You’ve also got some stunning untouched beaches, long winding roads through the mountains, and a smattering of small countryside towns.


But before you start exploring the small Sicilian villages, you’ve got to dive right into the mayhem of Palermo.

This coastal city is where all the fun stuff happens. Markets are sprawled throughout the streets with the most notable including Capo, Vucciria and Ballarò. They’re reminiscent of Arab souks where you can find all kinds of amazing street food and local wares.

Grab an arancini ball on the go and get around some pane panelle and crocche, which is nothing more than chickpea fritters in a bun. They’re a deep-fried carb overload. You’re welcome.

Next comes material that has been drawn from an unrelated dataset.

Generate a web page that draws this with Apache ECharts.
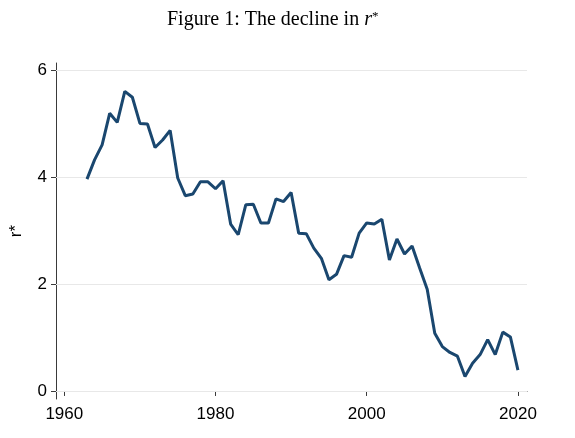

Architecture here is also unlike anything else you’ll come across. It is just so varied and unique. Much of this is thanks to all the different countries who once ruled Sicily. You can see the remnant of each conqueror on every corner.

Explore the 12th-century Palermo Cathedral, the huge neoclassical Teatro Massimo, the ninth-century Palazzo dei Normanni, the Cappella Palatina with its Byzantine mosaics, and the Monreale Cathedral, which is inspired by Norman churches, Middle Eastern mosques, and even Viking ships – that’s all in one building.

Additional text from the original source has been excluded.